--- GIVEN EXERCISE ---
Leaving out every picture, quote the data below exactly as it appears.

--- DATA PROVIDED ---

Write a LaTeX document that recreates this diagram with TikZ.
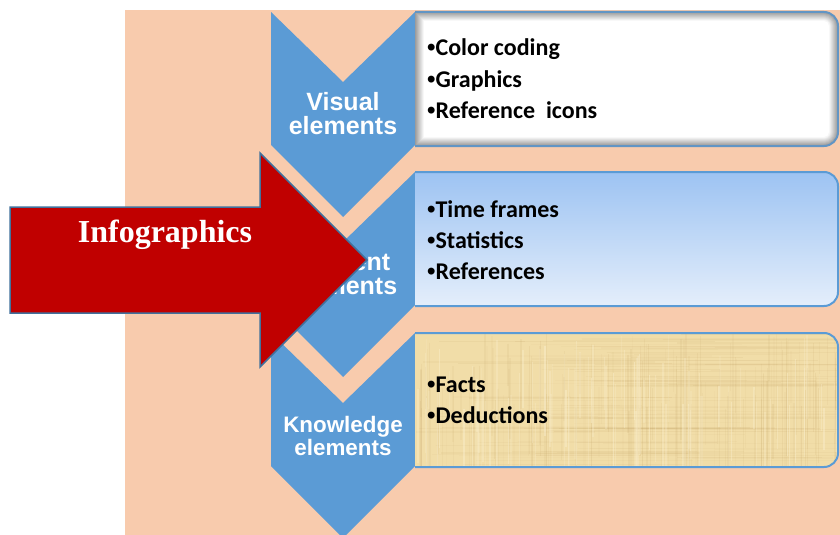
\documentclass[tikz,border=0pt]{standalone}
\usepackage{fontspec}
\setmainfont{Carlito}
\newfontfamily\labelfont{Liberation Sans}
\newfontfamily\titlefont{Liberation Serif}
\definecolor{peach}{HTML}{F8CBAD}
\definecolor{chev}{HTML}{5B9BD5}
\definecolor{boxline}{HTML}{5B9BD5}
\definecolor{arrowred}{HTML}{C00000}
\definecolor{arrowline}{HTML}{41719C}
\definecolor{skyTop}{HTML}{9DC3F2}
\definecolor{skyBot}{HTML}{E4EEFB}
\definecolor{papyrus}{HTML}{F1DDA8}
\definecolor{papyrusDark}{HTML}{BE9C5E}
\definecolor{papyrusLight}{HTML}{FBF0CF}
\newcommand\dotmark{{\labelfont\bfseries •}}
\tikzset{
  chevron/.style={fill=chev},
  chevlabel/.style={font=\labelfont\bfseries\fontsize{25}{27}\selectfont,
    text=white, anchor=base, inner sep=0pt},
  chevlabelsmall/.style={chevlabel, font=\labelfont\bfseries\fontsize{22.4}{25}\selectfont},
  itemtext/.style={font=\bfseries\fontsize{24}{31}\selectfont,
    anchor=base west, inner sep=0pt},
  boxedge/.style={draw=boxline, line width=2pt},
  bigarrow/.style={fill=arrowred, draw=arrowline, line width=1.5pt, line join=miter},
  arrowlabel/.style={font=\titlefont\bfseries\fontsize{32}{34}\selectfont,
    text=white, anchor=base, inner sep=0pt},
}
\begin{document}
\begin{tikzpicture}[x=1pt,y=-1pt]
\useasboundingbox (0,0) rectangle (840,535);
\fill[white] (0,0) rectangle (840,535);
\fill[peach] (125,10) rectangle (840,535);

% three chevrons
\foreach \T in {12,172,333}{
  \fill[chevron] (271,\T) -- (343,\T+70) -- (415,\T) -- (415,\T+133)
    -- (343,\T+205) -- (271,\T+133) -- cycle;
}
\node[chevlabel] (vis1) at (343,110) {Visual};
\node[chevlabel] (vis2) at (343,134) {elements};
\node[chevlabel] (con1) at (343,270) {Content};
\node[chevlabel] (con2) at (343,294) {elements};
\node[chevlabelsmall] (kno1) at (343,432) {Knowledge};
\node[chevlabelsmall] (kno2) at (343,455) {elements};

% first box: white with a soft grey inner rim
\foreach \i in {0,...,9}{
  \pgfmathsetmacro\w{min(100,22+9*\i)}
  \pgfmathsetmacro\r{max(14-\i,3)}
  \begin{scope}
    \clip (415+\i,0) rectangle (850,535);
    \fill[white!\w!gray, rounded corners=\r pt] (380,12+\i) rectangle (838-\i,146-\i);
  \end{scope}
}
\begin{scope}
  \clip (415,0) rectangle (850,535);
  \draw[boxedge, draw=boxline!80!gray, rounded corners=14pt] (380,12) rectangle (838,146);
\end{scope}

% second box: sky gradient
\begin{scope}
  \clip (415,0) rectangle (850,535);
  \shade[top color=skyTop, bottom color=skyBot, rounded corners=14pt] (380,172) rectangle (838,306);
  \draw[boxedge, rounded corners=14pt] (380,172) rectangle (838,306);
\end{scope}

% third box: papyrus with fine crossing fibres
\begin{scope}
  \clip (415,0) rectangle (850,535);
  \begin{scope}
    \clip[rounded corners=14pt] (380,333) rectangle (838,467);
    \fill[papyrus] (380,333) rectangle (838,467);
    \pgfmathsetseed{23}
    \foreach \k in {1,...,170}{
      \pgfmathsetmacro\xx{416+rnd*422}
      \pgfmathsetmacro\ya{333+rnd*80}
      \pgfmathsetmacro\yb{\ya+40+rnd*100}
      \pgfmathsetmacro\op{0.03+0.09*rnd}
      \pgfmathsetmacro\lw{0.5+1.5*rnd}
      \draw[papyrusDark, opacity=\op, line width=\lw pt] (\xx,\ya) -- (\xx,\yb);
    }
    \foreach \k in {1,...,110}{
      \pgfmathsetmacro\yy{334+rnd*132}
      \pgfmathsetmacro\xa{415+rnd*300}
      \pgfmathsetmacro\xb{\xa+60+rnd*250}
      \pgfmathsetmacro\op{0.03+0.08*rnd}
      \pgfmathsetmacro\lw{0.5+1.2*rnd}
      \draw[papyrusDark, opacity=\op, line width=\lw pt] (\xa,\yy) -- (\xb,\yy);
    }
    \foreach \k in {1,...,90}{
      \pgfmathsetmacro\xx{416+rnd*422}
      \pgfmathsetmacro\ya{333+rnd*80}
      \pgfmathsetmacro\yb{\ya+40+rnd*100}
      \pgfmathsetmacro\op{0.15+0.3*rnd}
      \pgfmathsetmacro\lw{0.6+1.6*rnd}
      \draw[papyrusLight, opacity=\op, line width=\lw pt] (\xx,\ya) -- (\xx,\yb);
    }
  \end{scope}
  \draw[boxedge, rounded corners=14pt] (380,333) rectangle (838,467);
\end{scope}

% bullet lists
\node[itemtext] (a1) at (427,56)  {\dotmark Color coding};
\node[itemtext] (a2) at (427,87)  {\dotmark Graphics};
\node[itemtext] (a3) at (427,118) {\dotmark Reference\hspace{0.45em}icons};
\node[itemtext] (b1) at (427,217) {\dotmark Time frames};
\node[itemtext] (b2) at (427,248) {\dotmark Statistics};
\node[itemtext] (b3) at (427,279) {\dotmark References};
\node[itemtext] (c1) at (427,392) {\dotmark Facts};
\node[itemtext] (c2) at (427,423) {\dotmark Deductions};

% the big red arrow
\draw[bigarrow] (10,207) -- (260,207) -- (260,153) -- (367,260)
  -- (260,367) -- (260,313) -- (10,313) -- cycle;
\node[arrowlabel] (info) at (165,242) {Infographics};
\end{tikzpicture}
\end{document}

--- OUTPUT ---
Write a LaTeX document that recreates this diagram with TikZ.
\documentclass[tikz,border=0pt]{standalone}
\usepackage{fontspec}
\setmainfont{Carlito}
\newfontfamily\labelfont{Liberation Sans}
\newfontfamily\titlefont{Liberation Serif}
\definecolor{peach}{HTML}{F8CBAD}
\definecolor{chev}{HTML}{5B9BD5}
\definecolor{boxline}{HTML}{5B9BD5}
\definecolor{arrowred}{HTML}{C00000}
\definecolor{arrowline}{HTML}{41719C}
\definecolor{skyTop}{HTML}{9DC3F2}
\definecolor{skyBot}{HTML}{E4EEFB}
\definecolor{papyrus}{HTML}{F1DDA8}
\definecolor{papyrusDark}{HTML}{BE9C5E}
\definecolor{papyrusLight}{HTML}{FBF0CF}
\newcommand\dotmark{{\labelfont\bfseries •}}
\tikzset{
  chevron/.style={fill=chev},
  chevlabel/.style={font=\labelfont\bfseries\fontsize{25}{27}\selectfont,
    text=white, anchor=base, inner sep=0pt},
  chevlabelsmall/.style={chevlabel, font=\labelfont\bfseries\fontsize{22.4}{25}\selectfont},
  itemtext/.style={font=\bfseries\fontsize{24}{31}\selectfont,
    anchor=base west, inner sep=0pt},
  boxedge/.style={draw=boxline, line width=2pt},
  bigarrow/.style={fill=arrowred, draw=arrowline, line width=1.5pt, line join=miter},
  arrowlabel/.style={font=\titlefont\bfseries\fontsize{32}{34}\selectfont,
    text=white, anchor=base, inner sep=0pt},
}
\begin{document}
\begin{tikzpicture}[x=1pt,y=-1pt]
\useasboundingbox (0,0) rectangle (840,535);
\fill[white] (0,0) rectangle (840,535);
\fill[peach] (125,10) rectangle (840,535);

% three chevrons
\foreach \T in {12,172,333}{
  \fill[chevron] (271,\T) -- (343,\T+70) -- (415,\T) -- (415,\T+133)
    -- (343,\T+205) -- (271,\T+133) -- cycle;
}
\node[chevlabel] (vis1) at (343,110) {Visual};
\node[chevlabel] (vis2) at (343,134) {elements};
\node[chevlabel] (con1) at (343,270) {Content};
\node[chevlabel] (con2) at (343,294) {elements};
\node[chevlabelsmall] (kno1) at (343,432) {Knowledge};
\node[chevlabelsmall] (kno2) at (343,455) {elements};

% first box: white with a soft grey inner rim
\foreach \i in {0,...,9}{
  \pgfmathsetmacro\w{min(100,22+9*\i)}
  \pgfmathsetmacro\r{max(14-\i,3)}
  \begin{scope}
    \clip (415+\i,0) rectangle (850,535);
    \fill[white!\w!gray, rounded corners=\r pt] (380,12+\i) rectangle (838-\i,146-\i);
  \end{scope}
}
\begin{scope}
  \clip (415,0) rectangle (850,535);
  \draw[boxedge, draw=boxline!80!gray, rounded corners=14pt] (380,12) rectangle (838,146);
\end{scope}

% second box: sky gradient
\begin{scope}
  \clip (415,0) rectangle (850,535);
  \shade[top color=skyTop, bottom color=skyBot, rounded corners=14pt] (380,172) rectangle (838,306);
  \draw[boxedge, rounded corners=14pt] (380,172) rectangle (838,306);
\end{scope}

% third box: papyrus with fine crossing fibres
\begin{scope}
  \clip (415,0) rectangle (850,535);
  \begin{scope}
    \clip[rounded corners=14pt] (380,333) rectangle (838,467);
    \fill[papyrus] (380,333) rectangle (838,467);
    \pgfmathsetseed{23}
    \foreach \k in {1,...,170}{
      \pgfmathsetmacro\xx{416+rnd*422}
      \pgfmathsetmacro\ya{333+rnd*80}
      \pgfmathsetmacro\yb{\ya+40+rnd*100}
      \pgfmathsetmacro\op{0.03+0.09*rnd}
      \pgfmathsetmacro\lw{0.5+1.5*rnd}
      \draw[papyrusDark, opacity=\op, line width=\lw pt] (\xx,\ya) -- (\xx,\yb);
    }
    \foreach \k in {1,...,110}{
      \pgfmathsetmacro\yy{334+rnd*132}
      \pgfmathsetmacro\xa{415+rnd*300}
      \pgfmathsetmacro\xb{\xa+60+rnd*250}
      \pgfmathsetmacro\op{0.03+0.08*rnd}
      \pgfmathsetmacro\lw{0.5+1.2*rnd}
      \draw[papyrusDark, opacity=\op, line width=\lw pt] (\xa,\yy) -- (\xb,\yy);
    }
    \foreach \k in {1,...,90}{
      \pgfmathsetmacro\xx{416+rnd*422}
      \pgfmathsetmacro\ya{333+rnd*80}
      \pgfmathsetmacro\yb{\ya+40+rnd*100}
      \pgfmathsetmacro\op{0.15+0.3*rnd}
      \pgfmathsetmacro\lw{0.6+1.6*rnd}
      \draw[papyrusLight, opacity=\op, line width=\lw pt] (\xx,\ya) -- (\xx,\yb);
    }
  \end{scope}
  \draw[boxedge, rounded corners=14pt] (380,333) rectangle (838,467);
\end{scope}

% bullet lists
\node[itemtext] (a1) at (427,56)  {\dotmark Color coding};
\node[itemtext] (a2) at (427,87)  {\dotmark Graphics};
\node[itemtext] (a3) at (427,118) {\dotmark Reference\hspace{0.45em}icons};
\node[itemtext] (b1) at (427,217) {\dotmark Time frames};
\node[itemtext] (b2) at (427,248) {\dotmark Statistics};
\node[itemtext] (b3) at (427,279) {\dotmark References};
\node[itemtext] (c1) at (427,392) {\dotmark Facts};
\node[itemtext] (c2) at (427,423) {\dotmark Deductions};

% the big red arrow
\draw[bigarrow] (10,207) -- (260,207) -- (260,153) -- (367,260)
  -- (260,367) -- (260,313) -- (10,313) -- cycle;
\node[arrowlabel] (info) at (165,242) {Infographics};
\end{tikzpicture}
\end{document}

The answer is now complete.